__DIRECTIONS__
Look through the lines below and extract any with the word "React".

__LISTED RECORDS__

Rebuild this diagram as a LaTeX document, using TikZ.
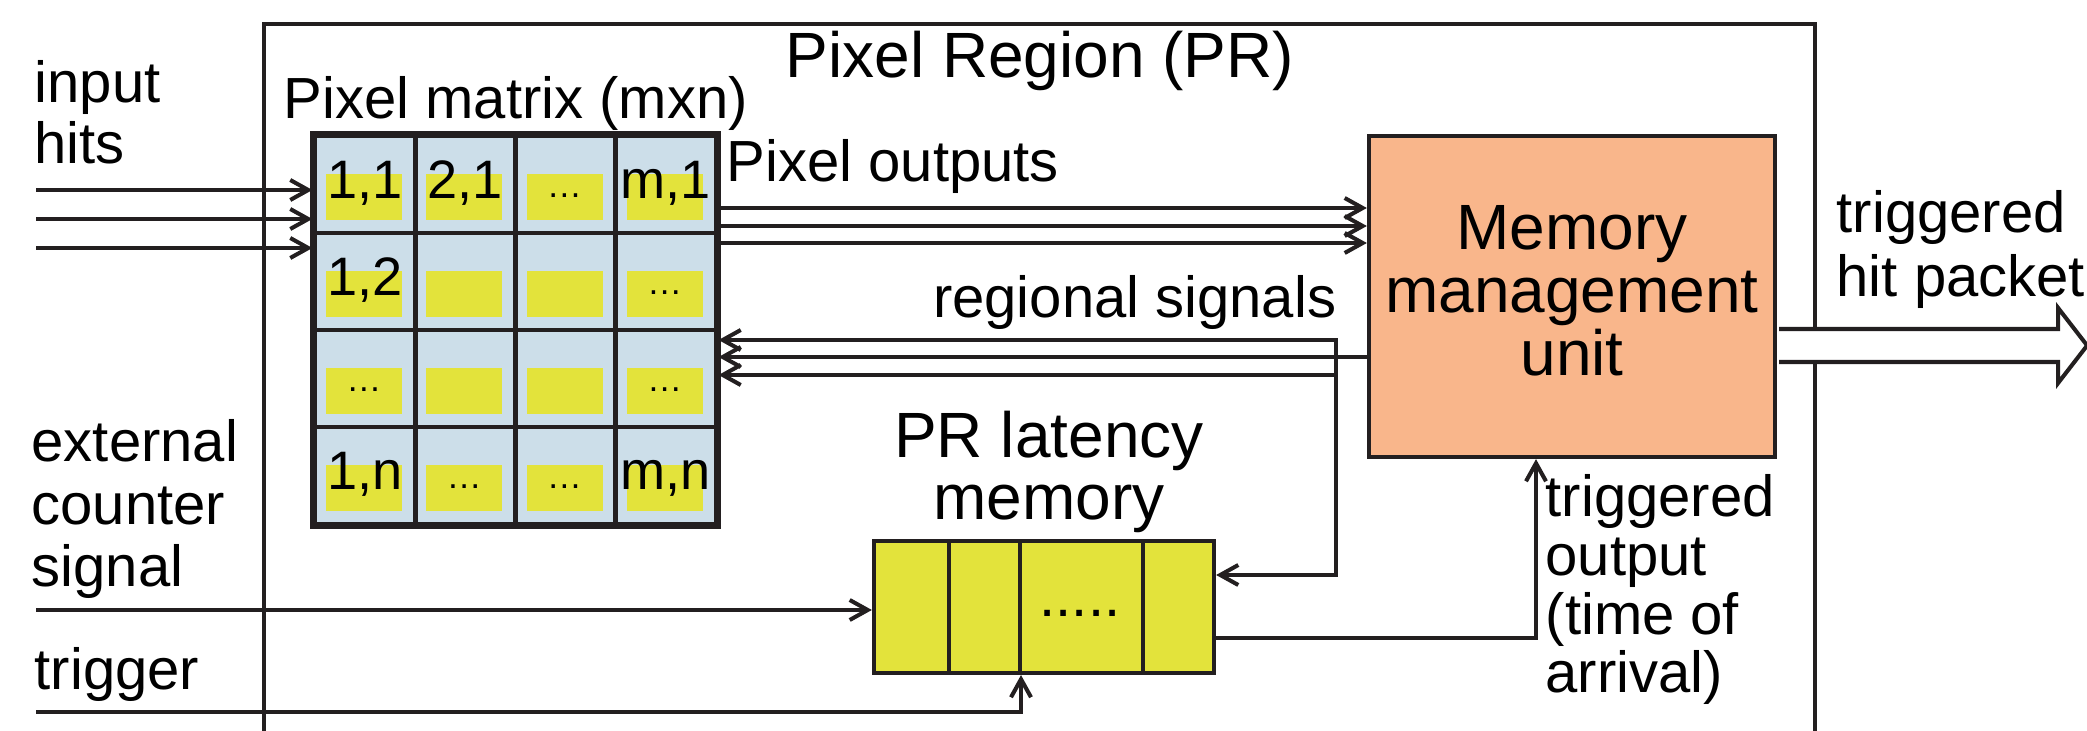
\documentclass[tikz,border=0pt]{standalone}
\usepackage{fontspec}
\setmainfont{Liberation Sans}
\usetikzlibrary{arrows.meta,calc}
\definecolor{ink}{HTML}{231F20}
\definecolor{cellblue}{HTML}{CCDEE9}
\definecolor{cellyel}{HTML}{E3E33B}
\definecolor{mmuor}{HTML}{F9B68B}
\begin{document}
\begin{tikzpicture}[x=0.01cm,y=-0.01cm,
  ln/.style={draw=ink,line width=1.15pt},
  grid/.style={draw=ink,line width=1.4pt},
  tip/.tip={Straight Barb[length=0.18cm,width=0.2cm]},
  arr/.style={ln,-tip},
  txt/.style={inner sep=0pt,text=black},
  fa/.style={font=\fontsize{16.5pt}{17.6pt}\selectfont},
  fb/.style={font=\fontsize{18.2pt}{17.9pt}\selectfont},
  fc/.style={font=\fontsize{15.4pt}{16pt}\selectfont},
  fd/.style={font=\fontsize{10pt}{10pt}\selectfont},
  fext/.style={font=\fontsize{16.5pt}{17.9pt}\selectfont},
  fout/.style={font=\fontsize{16.5pt}{16.7pt}\selectfont},
  fhit/.style={font=\fontsize{16.5pt}{18.2pt}\selectfont},
]
\useasboundingbox (0,0) rectangle (2087,731);

% Pixel Region box
\draw[ln,line width=1pt] (264,731) -- (264,24) -- (1815,24) -- (1815,731);
\node[txt,fb,anchor=base] (title) at (1040,78) {Pixel Region (PR)};

% Pixel matrix
\node[grid,fill=cellblue,minimum width=4.01cm,minimum height=3.88cm,inner sep=0pt] (pm) at (515.5,330) {};
\foreach \i in {0,...,3} \foreach \j in {0,...,3}
  \fill[cellyel] ({315+100.25*\i+11},{136+97*\j+38}) rectangle ++(76,46);
\foreach \i in {1,2,3} {
  \draw[grid] ({315+100.25*\i},136) -- ++(0,388);
  \draw[grid] (315,{136+97*\i}) -- ++(401,0);
}
\draw[grid] (pm.north west) rectangle (pm.south east);
\foreach \i/\j/\t in {0/0/{1,1},1/0/{2,1},3/0/{m,1},0/1/{1,2},0/3/{1,n},3/3/{m,n}}
  \node[txt,fc,anchor=base] (c\i\j) at ({315+100.25*\i+50},{136+97*\j+63}) {\t};
\foreach \i/\j in {2/0,3/1,0/2,3/2,1/3,2/3}
  \node[txt,fd,anchor=base] (d\i\j) at ({315+100.25*\i+49},{136+97*\j+62}) {…};
\node[txt,fa,anchor=base west] (pmlbl) at (283,119) {Pixel matrix (mxn)};

% Memory management unit
\node[ln,fill=mmuor,minimum width=4.06cm,minimum height=3.21cm,inner sep=0pt,
      align=center,fb,text depth=0.12cm] (mmu) at (1572,296.5) {Memory\\management\\unit};

% PR latency memory
\node[ln,fill=cellyel,minimum width=3.40cm,minimum height=1.32cm,inner sep=0pt] (lat) at (1044,607) {};
\foreach \x in {949,1020,1143} \draw[ln] (\x,541) -- (\x,673);
\node[txt,fa,anchor=base] (ldots) at (1080,617) {.....};
\node[txt,fb,align=center,anchor=base] (latlbl) at (1049,520) {PR latency\\memory};

% labels
\node[txt,fa,align=left,anchor=base west] (inhits) at (34,164) {input\\hits};
\node[txt,fa,anchor=base west] (polbl) at (726,182) {Pixel outputs};
\node[txt,fa,anchor=base east] (rslbl) at (1337,318) {regional signals};
\node[txt,fext,align=left,anchor=base west] (extlbl) at (31,587) {external\\counter\\signal};
\node[txt,fa,anchor=base west] (trglbl) at (34,690) {trigger};
\node[txt,fout,align=left,anchor=base west] (tolbl) at (1545,693) {triggered\\output\\(time of\\arrival)};
\node[txt,fhit,align=left,anchor=base west] (hplbl) at (1836,297) {triggered\\hit packet};

% input hits
\coordinate (ih1) at (36,190);
\coordinate (ih2) at (36,219);
\coordinate (ih3) at (36,248);
\foreach \c in {ih1,ih2,ih3} \draw[arr] (\c) -- (\c -| pm.west);

% pixel outputs
\coordinate (po1) at (0,208);
\coordinate (po2) at (0,226);
\coordinate (po3) at (0,243);
\foreach \c in {po1,po2,po3} \draw[arr] (\c -| pm.east) -- (\c -| mmu.west);

% regional signals
\coordinate (rv1) at (1336,340);
\coordinate (rs2) at (0,357);
\coordinate (rv3) at (1336,375);
\coordinate (lin) at (0,575);
\draw[ln,tip-tip] (rv1 -| pm.east) -- (rv1) |- (lin -| lat.east);
\draw[arr] (rs2 -| mmu.west) -- (rs2 -| pm.east);
\draw[arr] (rv3) -- (rv3 -| pm.east);

% external counter signal and trigger
\coordinate (ext) at (36,610);
\draw[arr] (ext) -- (ext -| lat.west);
\coordinate (trg) at (36,712);
\coordinate (trgx) at (1021,0);
\draw[arr] (trg) -| (trgx |- lat.south);

% triggered output
\coordinate (tout) at (0,638);
\coordinate (toutx) at (1536,0);
\draw[arr] (tout -| lat.east) -| (toutx |- mmu.south);

% triggered hit packet (block arrow)
\coordinate (bo) at ($(mmu.east)+(0,49)$);
\draw[ln,fill=white,line join=miter] ($(bo)+(2,-16.5)$) -- ++(279,0) -- ++(0,-21)
  -- ++(29,37.5) -- ++(-29,37.5) -- ++(0,-21) -- ++(-279,0);
\end{tikzpicture}
\end{document}
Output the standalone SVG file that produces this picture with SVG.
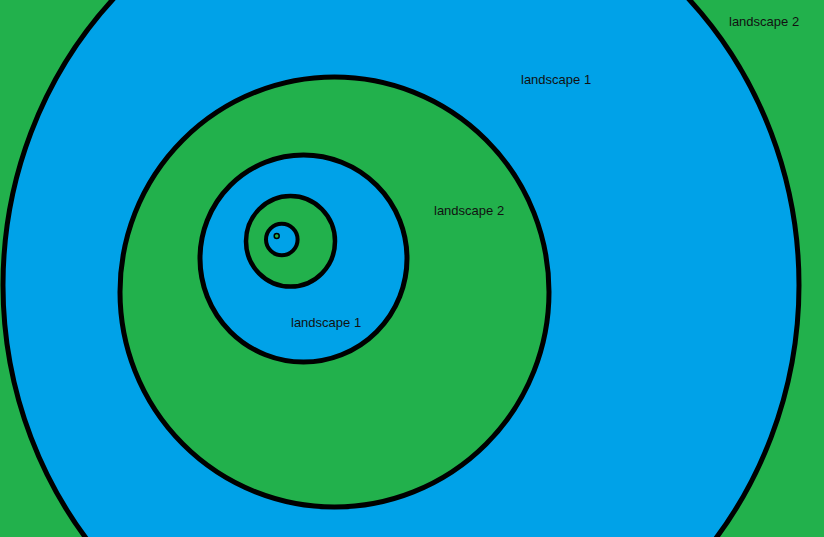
<svg xmlns="http://www.w3.org/2000/svg" width="824" height="537" viewBox="0 0 824 537">
<style>
.g{fill:#22b14c;stroke:#000}
.b{fill:#00a2e8;stroke:#000}
text{font-family:"Liberation Sans",Arial,sans-serif;font-size:13px;fill:#111}
</style>
<rect id="background" width="824" height="537" fill="#22b14c"/>
<g id="ring1"><ellipse class="b" cx="401" cy="285" rx="398" ry="414" stroke-width="5"/></g>
<g id="ring2"><ellipse class="g" cx="334.5" cy="292" rx="214.5" ry="215" stroke-width="5"/></g>
<g id="ring3"><ellipse class="b" cx="303.5" cy="258.5" rx="103.5" ry="103.5" stroke-width="5"/></g>
<g id="ring4"><ellipse class="g" cx="290.5" cy="241.3" rx="44.5" ry="45.3" stroke-width="4.5"/></g>
<g id="ring5"><circle class="b" cx="281.8" cy="239.5" r="15.8" stroke-width="4"/></g>
<g id="ring6"><circle class="g" cx="276.7" cy="236" r="2.5" stroke-width="1.5"/></g>
<g id="labels">
<text x="729" y="26">landscape 2</text>
<text x="521" y="84">landscape 1</text>
<text x="434" y="215">landscape 2</text>
<text x="291" y="327">landscape 1</text>
</g>
<g id="connectors"/>
</svg>
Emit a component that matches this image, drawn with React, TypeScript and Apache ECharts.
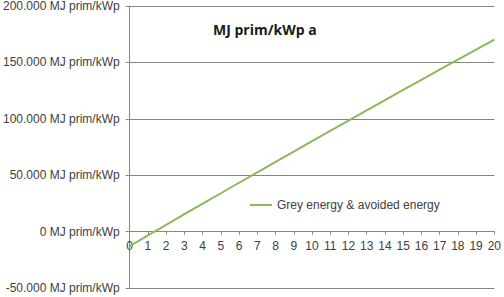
import React, { useEffect, useRef } from "react";
import * as echarts from "echarts";

const years = ["0","1","2","3","4","5","6","7","8","9","10","11","12","13","14","15","16","17","18","19","20"];
const greyAvoided = [-12800, -3400, 6000, 15400, 24700, 34000, 43300, 52600, 61800, 71000, 80200, 89300, 98400, 107500, 116600, 125600, 134600, 143600, 152500, 161400, 170300];
const seriesName = "Grey energy & avoided energy";
const chartTitle = "MJ prim/kWp a";
const unit = " MJ prim/kWp";
const yMin = -50000;
const yMax = 200000;
const yStep = 50000;

const gridTop = 6;
const gridBottom = 9;
const chartH = 297;

function fmt(v: number): string {
  const s = Math.abs(v).toString().replace(/\B(?=(\d{3})+(?!\d))/g, ".");
  return (v < 0 ? "-" : "") + s + unit;
}

export default function App() {
  const ref = useRef<HTMLDivElement>(null);
  useEffect(() => {
    if (!ref.current) return;
    const chart = echarts.init(ref.current, undefined, { renderer: "svg" });
    const plotH = chartH - gridTop - gridBottom;
    const zeroOffset = -(plotH * (0 - yMin)) / (yMax - yMin);
    chart.setOption({
      animation: false,
      backgroundColor: "#ffffff",
      title: {
        text: chartTitle,
        left: 213,
        top: 22,
        padding: 0,
        textStyle: { fontFamily: "Open Sans", fontWeight: "bold", fontSize: 14, color: "#1a1a1a" },
      },
      legend: {
        left: 250,
        top: 199,
        padding: 0,
        itemWidth: 22,
        itemHeight: 14,
        textStyle: { fontFamily: "Liberation Sans", fontSize: 12, color: "#404040" },
        data: [{ name: seriesName, icon: "path://M0,6 L22,6 L22,8 L0,8 Z" }],
      },
      grid: { left: 128, right: 6.5, top: gridTop, bottom: gridBottom, containLabel: false },
      xAxis: {
        type: "category",
        data: years,
        boundaryGap: false,
        offset: zeroOffset,
        axisLine: { onZero: false, lineStyle: { color: "#868686", width: 1 } },
        axisTick: { show: true, alignWithLabel: true, length: 3, lineStyle: { color: "#868686" } },
        axisLabel: { fontFamily: "Liberation Sans", fontSize: 12, color: "#404040", margin: 8, interval: 0 },
        splitLine: { show: false },
      },
      yAxis: {
        type: "value",
        min: yMin,
        max: yMax,
        interval: yStep,
        axisLine: { show: true, lineStyle: { color: "#868686" } },
        axisTick: { show: true, length: 4, lineStyle: { color: "#868686" } },
        axisLabel: {
          fontFamily: "Liberation Sans",
          fontSize: 12,
          color: "#404040",
          margin: 10,
          formatter: (v: number) => fmt(v),
        },
        splitLine: { show: true, lineStyle: { color: "#868686", width: 1 } },
      },
      series: [
        {
          name: seriesName,
          type: "line",
          data: greyAvoided,
          symbol: "none",
          showSymbol: false,
          lineStyle: { color: "#8cb85a", width: 2 },
          itemStyle: { color: "#8cb85a" },
        },
      ],
    });
    return () => chart.dispose();
  }, []);
  return <div ref={ref} style={{ width: 504, height: 297, position: "absolute", left: 0, top: 0 }} />;
}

__RESULT__
Emit a component that matches this image, drawn with React, TypeScript and Apache ECharts.
import React, { useEffect, useRef } from "react";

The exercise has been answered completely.